No se había ido. María está ahí, fielmente presente, cada vez que hay
que tener una candela encendida en un lugar de neblina y tinieblas. Ni siquiera
ella conoce el destino de resurrección que su Hijo estaba en aquel instante
abriendo para todos nosotros los hombres: está ahí por fidelidad al plan de
Dios del cual se ha proclamada sierva desde el primer día de su vocación, pero
también a causa de su instinto de madre que simplemente sufre, cada vez que hay
un hijo que atraviesa una pasión.
Los sufrimientos de las madres… todos nosotros hemos conocido mujeres
fuertes, que han llevado adelante tantos sufrimientos de sus hijos…
La reencontraremos el primer día de la Iglesia, ella, Madre de
esperanza, en medio a aquella comunidad de discípulos así tan frágiles: uno
había negado, muchos habían huido, todos habían tenido miedo (Cfr. Hech 1,14).
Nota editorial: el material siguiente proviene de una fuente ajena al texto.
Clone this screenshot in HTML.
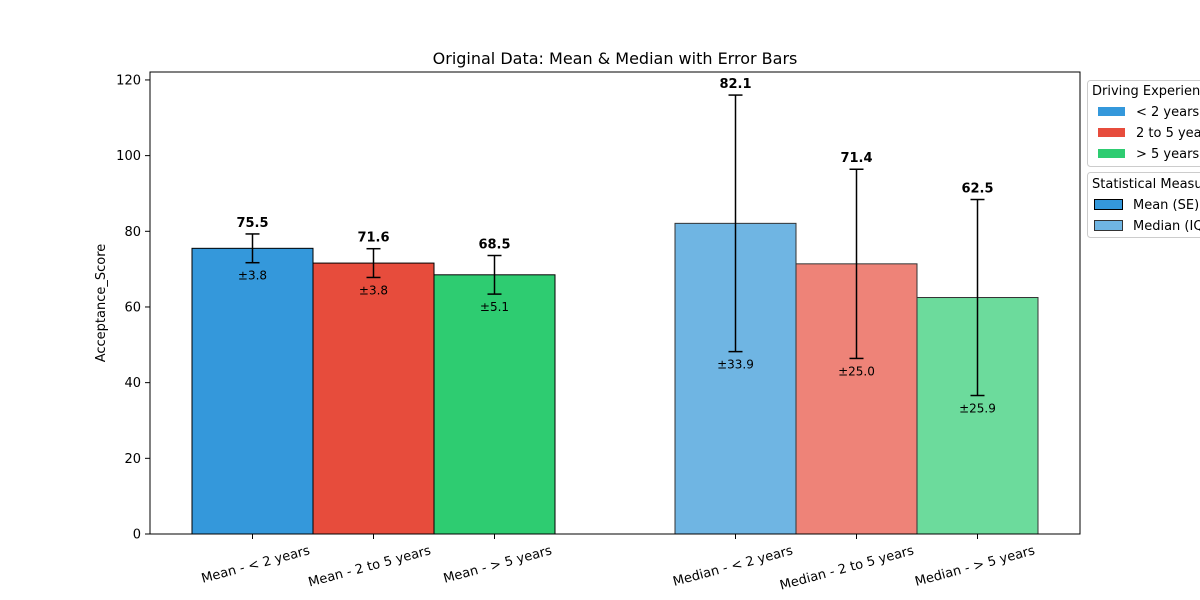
<!DOCTYPE html>
<html><head><meta charset="utf-8"><style>
body{margin:0;background:#fff;}
svg{display:block;font-family:"DejaVu Sans","Liberation Sans",sans-serif;}
</style></head><body>
<svg id="chart" width="1200" height="600" viewBox="0 0 1200 600" xmlns="http://www.w3.org/2000/svg">
<rect width="1200" height="600" fill="#fff"/>
<text x="615" y="64" text-anchor="middle" font-size="16">Original Data: Mean &amp; Median with Error Bars</text>
<text transform="translate(105,303) rotate(-90)" text-anchor="middle" font-size="13">Acceptance_Score</text>
<g id="bars"></g>
<rect x="150" y="72" width="930" height="462" fill="none" stroke="#000" stroke-width="1"/>
<g id="axes"></g>
<g id="legend">
<rect x="1087.5" y="80.5" width="130" height="86" rx="3" fill="#fff" stroke="#ccc"/>
<text x="1092" y="95" font-size="13">Driving Experience</text>
<rect x="1098" y="107" width="27" height="9" fill="#3498db"/>
<text x="1136" y="116" font-size="13">&lt; 2 years</text>
<rect x="1098" y="128" width="27" height="9" fill="#e74c3c"/>
<text x="1136" y="137" font-size="13">2 to 5 years</text>
<rect x="1098" y="149" width="27" height="9" fill="#2ecc71"/>
<text x="1136" y="158" font-size="13">&gt; 5 years</text>
<rect x="1087.5" y="172.5" width="130" height="65" rx="3" fill="#fff" stroke="#ccc"/>
<text x="1092" y="188" font-size="13">Statistical Measure</text>
<rect x="1094.5" y="199.5" width="28" height="10" fill="#3498db" stroke="#000"/>
<text x="1133" y="209" font-size="13">Mean (SE)</text>
<rect x="1094.5" y="220.5" width="28" height="10" fill="#6fb5e3" stroke="#333"/>
<text x="1133" y="230" font-size="13">Median (IQR)</text>
</g>
</svg>
<script>
const categories = ["Mean - < 2 years","Mean - 2 to 5 years","Mean - > 5 years","Median - < 2 years","Median - 2 to 5 years","Median - > 5 years"];
const values = [75.5, 71.6, 68.5, 82.1, 71.4, 62.5];
const errors = [3.8, 3.8, 5.1, 33.9, 25.0, 25.9];
const yTicks = [0, 20, 40, 60, 80, 100, 120];
const colors = ["#3498db","#e74c3c","#2ecc71","#6fb5e3","#ee8378","#6cdb9c"];
const NS = "http://www.w3.org/2000/svg";
const yMax = 122.1, plotTop = 72, plotBottom = 534;
function y(v){ return plotBottom - v/yMax*(plotBottom-plotTop); }
function xc(i){ return i < 3 ? 252.5 + i*121 : 735.5 + (i-3)*121; }
const bw = 121;
function mk(tag, attrs, parent){ const e=document.createElementNS(NS,tag); for(const k in attrs) e.setAttribute(k,attrs[k]); parent.appendChild(e); return e; }
const bars = document.getElementById('bars'), axes = document.getElementById('axes');
values.forEach((v,i)=>{
  const cx = xc(i), med = i>=3;
  const r = mk('rect',{x:cx-bw/2,y:y(v),width:bw,height:plotBottom-y(v),fill:colors[i],stroke:med?'#333':'#000','stroke-width':1},bars);
  
  
  const e = errors[i], t=y(v+e), b=y(v-e);
  const g = mk('g',{stroke:'#000','stroke-width':1.5},bars);
  
  
  mk('line',{x1:cx,x2:cx,y1:t,y2:b},g);
  mk('line',{x1:cx-7,x2:cx+7,y1:t,y2:t},g);
  mk('line',{x1:cx-7,x2:cx+7,y1:b,y2:b},g);
  const vl = mk('text',{x:cx,y:t-7,'text-anchor':'middle','font-size':13,'font-weight':'bold'},bars);
  vl.textContent = v.toFixed(1);
  
  
  const el = mk('text',{x:cx,y:b+17,'text-anchor':'middle','font-size':12},bars);
  el.textContent = '±'+e.toFixed(1);
  
  
  mk('line',{x1:cx,x2:cx,y1:plotBottom,y2:plotBottom+5,stroke:'#000'},axes);
  const xl = mk('text',{'font-size':13,'text-anchor':'end',transform:`translate(${cx+58},${plotBottom+20}) rotate(-15)`},axes);
  xl.textContent = categories[i];
  
  
});
yTicks.forEach(t=>{
  const yy=y(t);
  mk('line',{x1:145,x2:150,y1:yy,y2:yy,stroke:'#000'},axes);
  const l = mk('text',{x:141,y:yy+4.5,'text-anchor':'end','font-size':13},axes);
  l.textContent = t;
  
  
});
</script>
</body></html>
Pero ella, simplemente estaba allí, en el más normal de los modos, como si fuera
del todo natural: en la primera Iglesia envuelta por la luz de la Resurrección,
pero también por las vacilaciones de los primeros pasos que debía cumplir en el
mundo.
Por esto todos nosotros la amamos como Madre. No somos huérfanos:
tenemos una Madre en el cielo:
es la Santa Madre de Dios. Porque nos enseña la virtud de la esperanza, incluso
cuando parece que nada tiene sentido: ella siempre confiando en el misterio de
Dios, incluso cuando Él parece eclipsarse por culpa del mal del mundo.
En los momentos de dificultad, María, la Madre que Jesús ha regalado a
todos nosotros, pueda siempre sostener nuestros pasos, pueda siempre decirnos
al corazón: “Levántate. Mira adelante. Mira el
horizonte”, porque Ella es Madre de esperanza. Gracias.